Id. at 75 (emphasis added).
 See Vermeer, 336 S.C. at 69, 518 S.E.2d at 309 (noting that because the joint tortfeasor had been dismissed by the injured party with prejudice, the tortfeasor seeking contribution did not “extinguish” the joint tortfeasor’s liability because “no liability . . . existed to be extinguished”).

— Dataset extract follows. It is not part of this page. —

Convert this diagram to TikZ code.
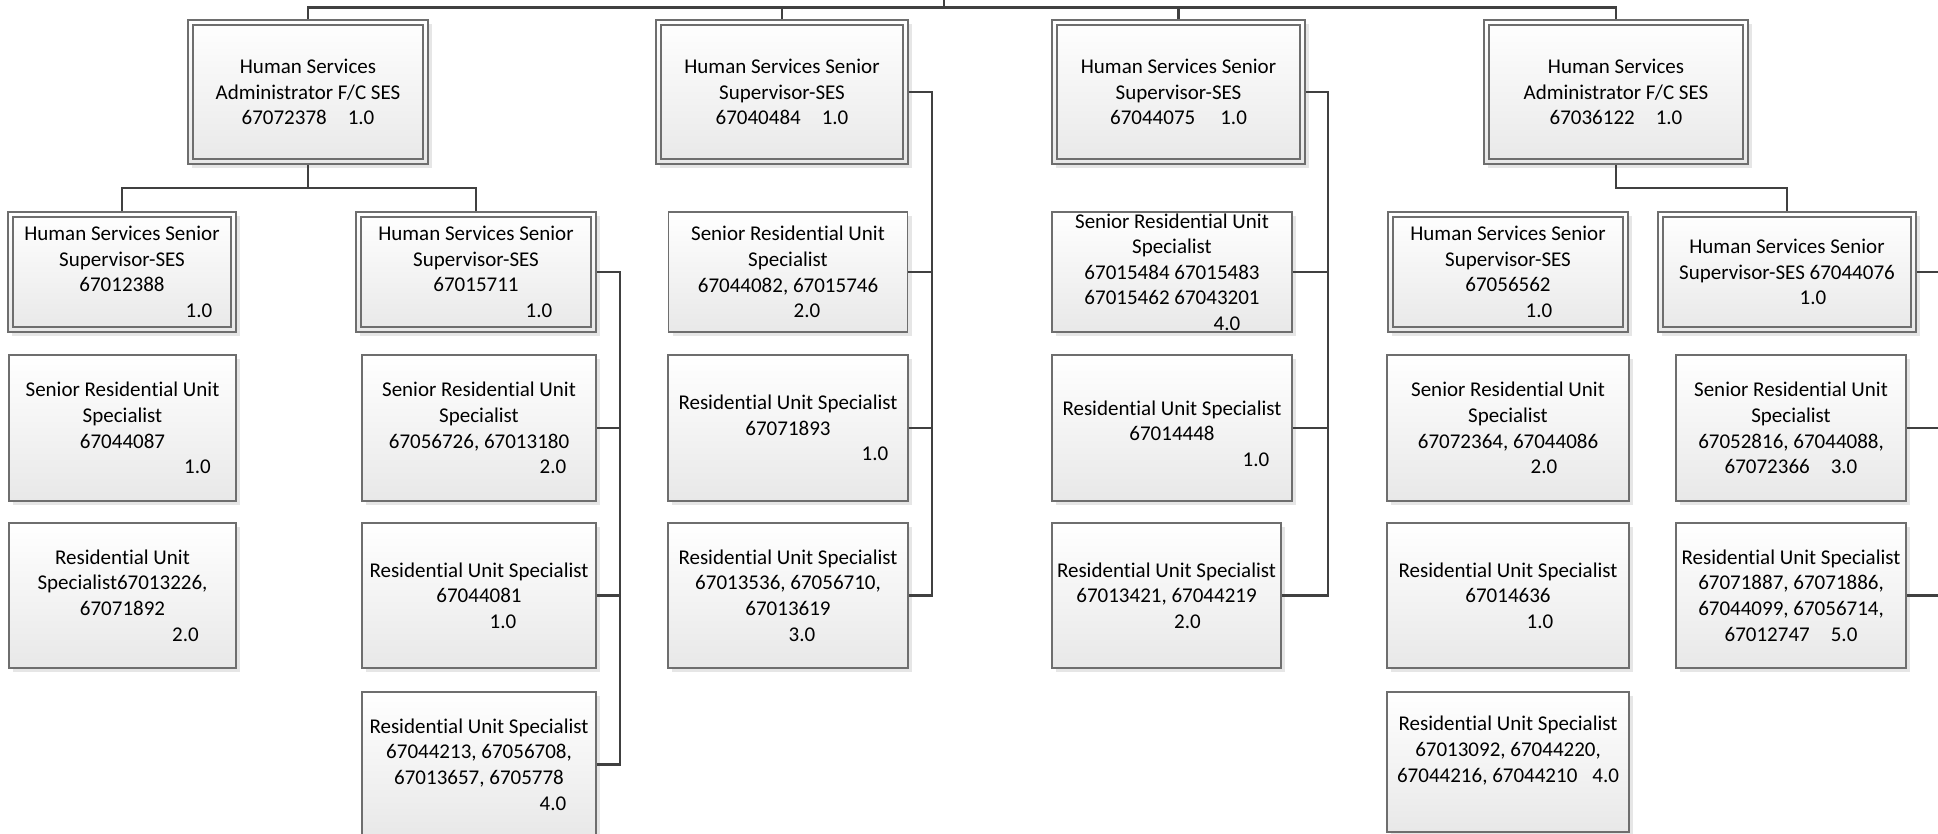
\documentclass[tikz,border=0pt]{standalone}
\usepackage{fontspec}
\setmainfont{Carlito}[Ligatures=NoCommon]
\usetikzlibrary{shadows,calc}
\definecolor{boxgray}{HTML}{6E6E6E}
\definecolor{linegray}{HTML}{404040}
\definecolor{boxbot}{HTML}{E8E8E8}
\definecolor{shadowgray}{HTML}{E6E6E6}
\tikzset{
  orgbox/.style={rectangle, draw=boxgray, line width=1.2pt, top color=white, bottom color=boxbot,
    inner sep=0pt, align=center, font=\fontsize{21}{25.6}\selectfont,
    general shadow={fill=shadowgray, shadow xshift=4pt, shadow yshift=-4pt}},
  dblbox/.style={orgbox, path picture={\draw[boxgray, line width=1.2pt]
    ([shift={(5pt,-5pt)}]path picture bounding box.north west) rectangle
    ([shift={(-5pt,5pt)}]path picture bounding box.south east);}},
  conn/.style={draw=linegray, line width=2.9pt},
}
\begin{document}
\begin{tikzpicture}[x=1pt,y=-1pt]
\useasboundingbox (0,0) rectangle (1938,834);
\clip (0,0) rectangle (1938,834);
% row 1
\node[dblbox, minimum width=240pt, minimum height=144pt] (A1) at (308,92) {Human Services\\Administrator F/C SES\\67072378\quad 1.0};
\node[dblbox, minimum width=252pt, minimum height=144pt] (A2) at (782,92) {Human Services Senior\\Supervisor-SES\\67040484\quad 1.0};
\node[dblbox, minimum width=253pt, minimum height=144pt] (A3) at (1178.5,92) {Human Services Senior\\Supervisor-SES\\67044075\hspace{25pt}1.0};
\node[dblbox, minimum width=264pt, minimum height=144pt] (A4) at (1616,92) {Human Services\\Administrator F/C SES\\67036122\quad 1.0};
% row 2
\node[dblbox, minimum width=228pt, minimum height=120pt] (B1) at (122,272) {Human Services Senior\\Supervisor-SES\\67012388\\\hspace*{154pt}1.0};
\node[dblbox, minimum width=240pt, minimum height=120pt] (B2) at (476,272) {Human Services Senior\\Supervisor-SES\\67015711\\\hspace*{126pt}1.0};
\node[orgbox, minimum width=239pt, minimum height=120pt] (D1) at (788,272) {Senior Residential Unit\\Specialist\\67044082, 67015746\\\hspace*{38pt}2.0};
\node[orgbox, minimum width=240pt, minimum height=120pt] (E1) at (1172,272) {Senior Residential Unit\\Specialist\\67015484 67015483\\67015462 67043201\\\hspace*{110pt}4.0};
\node[dblbox, minimum width=240pt, minimum height=120pt] (B3) at (1508,272) {Human Services Senior\\Supervisor-SES\\67056562\\\hspace*{62pt}1.0};
\node[dblbox, minimum width=258pt, minimum height=120pt] (B4) at (1787,272) {Human Services Senior\\Supervisor-SES 67044076\\\hspace*{52pt}1.0};
% row 3
\node[orgbox, minimum width=227pt, minimum height=146pt] (C1) at (122.5,428) {Senior Residential Unit\\Specialist\\67044087\\\hspace*{150pt}1.0};
\node[orgbox, minimum width=234pt, minimum height=146pt] (C3) at (479,428) {Senior Residential Unit\\Specialist\\67056726, 67013180\\\hspace*{148pt}2.0};
\node[orgbox, minimum width=240pt, minimum height=146pt] (D2) at (788,428) {Residential Unit Specialist\\67071893\\\hspace*{174pt}1.0};
\node[orgbox, minimum width=240pt, minimum height=146pt] (E2) at (1172,428) {\mbox{}\\Residential Unit Specialist\\67014448\\\hspace*{168pt}1.0};
\node[orgbox, minimum width=242pt, minimum height=146pt] (F1) at (1508,428) {Senior Residential Unit\\Specialist\\67072364, 67044086\\\hspace*{72pt}2.0};
\node[orgbox, minimum width=230pt, minimum height=146pt] (G1) at (1791,428) {Senior Residential Unit\\Specialist\\67052816, 67044088,\\67072366\quad 3.0};
% row 4
\node[orgbox, minimum width=227pt, minimum height=145pt] (C2) at (122.5,595.5) {Residential Unit\\Specialist67013226,\\67071892\\\hspace*{126pt}2.0};
\node[orgbox, minimum width=234pt, minimum height=145pt] (C4) at (479,595.5) {Residential Unit Specialist\\67044081\\\hspace*{48pt}1.0};
\node[orgbox, minimum width=240pt, minimum height=145pt] (D3) at (788,595.5) {Residential Unit Specialist\\67013536, 67056710,\\67013619\\\hspace*{28pt}3.0};
\node[orgbox, minimum width=229pt, minimum height=145pt] (E3) at (1166.5,595.5) {Residential Unit Specialist\\67013421, 67044219\\\hspace*{42pt}2.0};
\node[orgbox, minimum width=242pt, minimum height=145pt] (F2) at (1508,595.5) {Residential Unit Specialist\\67014636\\\hspace*{64pt}1.0};
\node[orgbox, minimum width=230pt, minimum height=145pt] (G2) at (1791,595.5) {Residential Unit Specialist\\67071887, 67071886,\\67044099, 67056714,\\67012747\quad 5.0};
% row 5
\node[orgbox, minimum width=234pt, minimum height=145pt] (C5) at (479,764.5) {Residential Unit Specialist\\67044213, 67056708,\\67013657, 6705778\\\hspace*{148pt}4.0};
\node[orgbox, minimum width=242pt, minimum height=140pt] (F3) at (1508,762) {Residential Unit Specialist\\67013092, 67044220,\\67044216, 67044210\hspace{15pt}4.0\\\mbox{}};
% connectors
\coordinate (root) at (944,-10);
\coordinate (bar) at (944,7.5);
\draw[conn] (root) -- (bar);
\draw[conn] (A1.north) |- (bar) -| (A4.north);
\draw[conn] (A2.north) -- (A2.north |- bar);
\draw[conn] (A3.north) -- (A3.north |- bar);
\coordinate (j1) at (308,188);
\draw[conn] (A1.south) -- (j1);
\draw[conn] (B1.north) |- (j1) -| (B2.north);
\coordinate (j4) at (1616,188);
\draw[conn] (A4.south) -- (j4) -| (B4.north);
\coordinate (v1) at (620,0);
\draw[conn] (B2.east) -- (B2.east -| v1) |- (C5.east);
\draw[conn] (C3.east) -- (C3.east -| v1);
\draw[conn] (C4.east) -- (C4.east -| v1);
\coordinate (v2) at (932,0);
\draw[conn] (A2.east) -- (A2.east -| v2) |- (D3.east);
\draw[conn] (D1.east) -- (D1.east -| v2);
\draw[conn] (D2.east) -- (D2.east -| v2);
\coordinate (v3) at (1328,0);
\draw[conn] (A3.east) -- (A3.east -| v3) |- (E3.east);
\draw[conn] (E1.east) -- (E1.east -| v3);
\draw[conn] (E2.east) -- (E2.east -| v3);
\coordinate (v4) at (1950,0);
\draw[conn] (B4.east) -- (B4.east -| v4) |- (G2.east);
\draw[conn] (G1.east) -- (G1.east -| v4);
\end{tikzpicture}
\end{document}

 To the contrary, the Act limits a tortfeasor’s right to seek contribution in such a way that is consistent with the requirement in section 15-38-20(D) that the liability of the joint tortfeasor from whom contribution is sought must have been “extinguished by the settlement.” See S.C. Code Ann. § 15-38-40(D) (Supp. 2002) (providing in pertinent part that, if there has been no judgment against the tortfeasor seeking contribution arising from the underlying tort, the tortfeasor’s right of contribution is barred unless the tortfeasor has “discharged by payment the common liability within the statute of limitations period applicable to claimant’s right of action against him”) (emphasis added).
 See Langley v. Pierce, 313 S.C. 401, 403-04, 438 S.E.2d 242, 243 (1993) (“‘A statute of limitations is a procedural device that operates as a defense to limit the remedy available from an existing cause of action. A statute of repose creates a substantive right in those protected to be free from liability after a legislatively-determined period of time.’”) (citations omitted) (quoting Goad v. Celotex Corp., 831 F.2d 508, 511 (4th Cir. 1987).
 Cf. Florence County Sch. Dist. # 2 v. Interkal, Inc., 348 S.C. 446, 453, 559 S.E.2d 866, 869 (Ct. App. 2002) (noting in passing “the proposition that the running of a statute of limitations against one tortfeasor does not affect another tortfeasor’s ability to sustain a contribution action” and holding that “[t]he Statute of Repose bars actions for contribution under the Uniform Contribution Among Tortfeasors Act brought more than thirteen years after the completion of an improvement to real property”).
 Thomas S. Nolan, the adjuster who resolved the various claims, testified the payments represented a full and reasonable settlement of the potential claims; however, he also admitted on cross-examination that the respective claimants could potentially try to make additional claims.
 See Shipes v. Piggly Wiggly St. Andrews, 269 S.C. 479, 483, 238 S.E.2d 167, 168 (1977) (defining “duty” in a negligence case as “the obligation to conform to a particular standard of conduct toward another”) (emphasis added).
 See First Gen. Servs. of Charleston v. Miller, 314 S.C. 439, 443-44, 445 S.E.2d 446, 449 (1994) (noting the requirement in section 15-38-10 that a tortfeasor must pay more than his or her pro rata share of the “common liability” to recover contribution).